Как мы теперь знаем, этот счастливый финал длился недолго. События «Наследия» происходят 20 лет спустя, после глобальной войны, когда человечество окончательно озверело. «Метель» была историей о спасении других, «Доктор Гарин» — о спасении себя, в «Наследии» спасать уже нечего. Но даже в самом плачевном своем состоянии доктор Гарин продолжает двигаться вперед, нести свою благую весть. «Да, мир лежит во зле, согласен. Но живы мы все‑таки добром», — говорит он в предыдущей книге. В «Наследии» продолжает: «Добро ведь каплей прольется, стаканом, океаном водки вернется».
Удивительно, что Гарину удается сохранить оптимизм в новом романе: насилия здесь очень много — кажется, больше, чем когда-либо у Сорокина. Вся вторая часть книги, «Партизанский отряд „УЁ“» («Уссурийские ёбари»), — бесконечная череда убийств, жестокостей, «смертной ебли» с песнями и плясками.
В завершающей части под названием «Milklit» цепь ужасов резко обрывается. Действие переносится в писательскую усадьбу, где интеллигенты едят уху из рыбы, выловленной в алтайских радиационных речках. Собравшиеся говорят о литературе. В «Наследии» она уже не наркотик, как в «Теллурии». И не таинственный продукт подкожных писательских отложений, как в «Голубом сале». Здесь романы создаются с помощью молока — тексты из него пахтают, лепят и пластуют. Больше всего ценится большая форма — творог, которым можно не только любоваться, но и буквально его съесть.
Эта третья часть, по-чеховски красивая, — ключ к пониманию предыдущих глав, наполненных насилием. Насмотревшись на жестокости войны, мы вдруг читаем о хозяйке дома Вере Павловне — она лежит в гамаке у себя в саду, листает толстый французский роман «Les Bienveillantes» (не что иное, как «Благоволительницы» Джонатана Литтелла) и размышляет о природе убийства: «Мы называем убийство преступлением. Пре-ступление… преступить черту… Но кто проложил ее?» Размышления ее выглядят смешно и нелепо — точно так же, как любая попытка философствования на фоне исторической трагедии, свидетелями которой мы все оказались сегодня.
Героиня не случайно читает именно «Благоволительниц» — роман-исповедь, написанный от лица нациста, вспоминающего войну не без наслаждения (насилия в нем еще больше, чем в фантазийных главах Сорокина).
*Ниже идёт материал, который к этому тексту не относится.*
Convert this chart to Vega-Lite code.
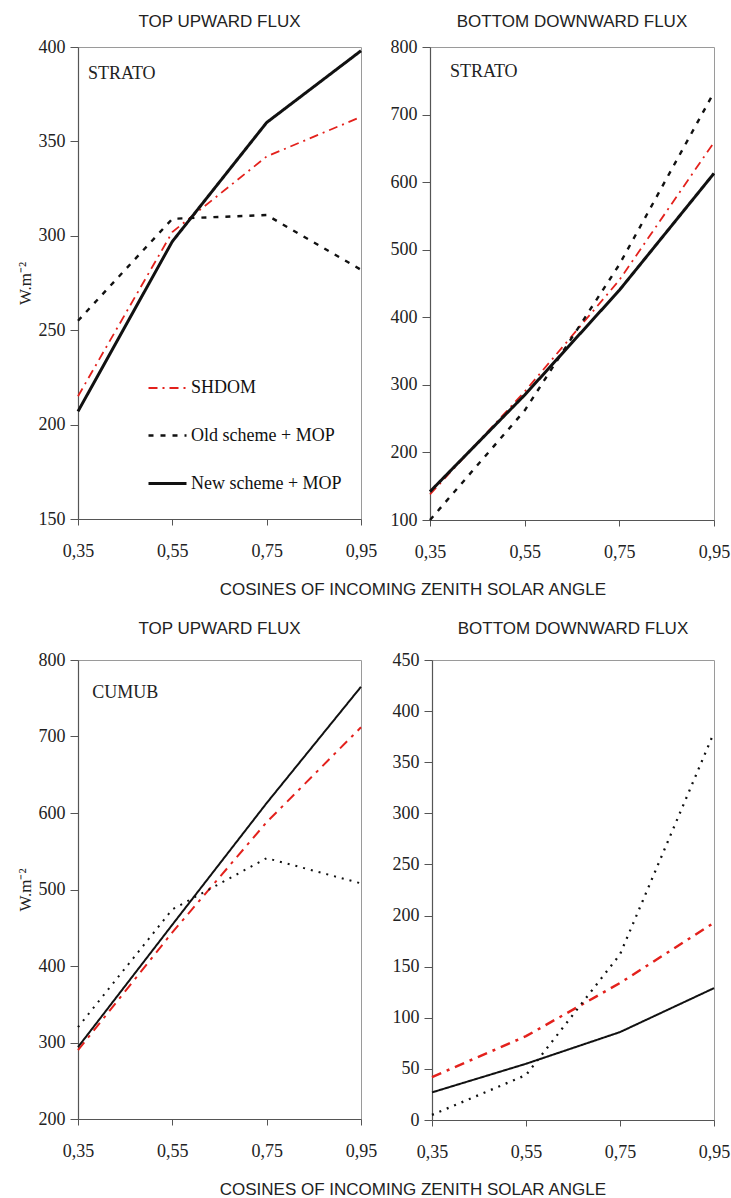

Точен и выбор имени героини — отсылка не только к Чернышевскому и его Вере Павловне, которой снятся сны о лучшей России, но и к раннему рассказу Виктора Пелевина «Девятый сон Веры Павловны». Его героиня вообразила себе идеальное капиталистическое будущее, после чего ее залило дерьмом.
Два главнейших русских писателя встречаются в этом комментарии о русской литературе, породившей множество иллюзий. Вот же настоящее — смерти, кувалды, государство, требующее постоянной истопки человеческим материалом, чтобы этот поезд, который, конечно, давно уже в огне, продолжал хоть какое-то движение. «Мы уперлись в наше литературное прошлое, оно наползает на нас, как ледник», — говорит Вера Павловна в романе и предлагает уничтожить бумагу, искать новую литературную форму. Ровно этим и занимается Сорокин — ищет способ противостоять насилию не только на страницах его книги, но и за их пределами.
О «Наследии» сложно говорить, не раскрывая финал, — впрочем, спойлер содержится уже в хармсовском эпиграфе. Сорокин пытается противопоставить своих героев и их идеи откровенному кошмару (вот и ответ на вопрос, зачем изображать насилие, если его и так много кругом). Потрепанный, с жуткой опухолью, Гарин на коляске не теряет надежды («Настоящая надежда пообноситься не может», — говорилось в прошлой части трилогии). Даже в самые жуткие моменты он находит силы сопротивляться насилию: «Верую в бессмертную душу человеческую!» Именно такой герой может открыть небесный проход — потому что на земле, кажется, ловить уже нечего.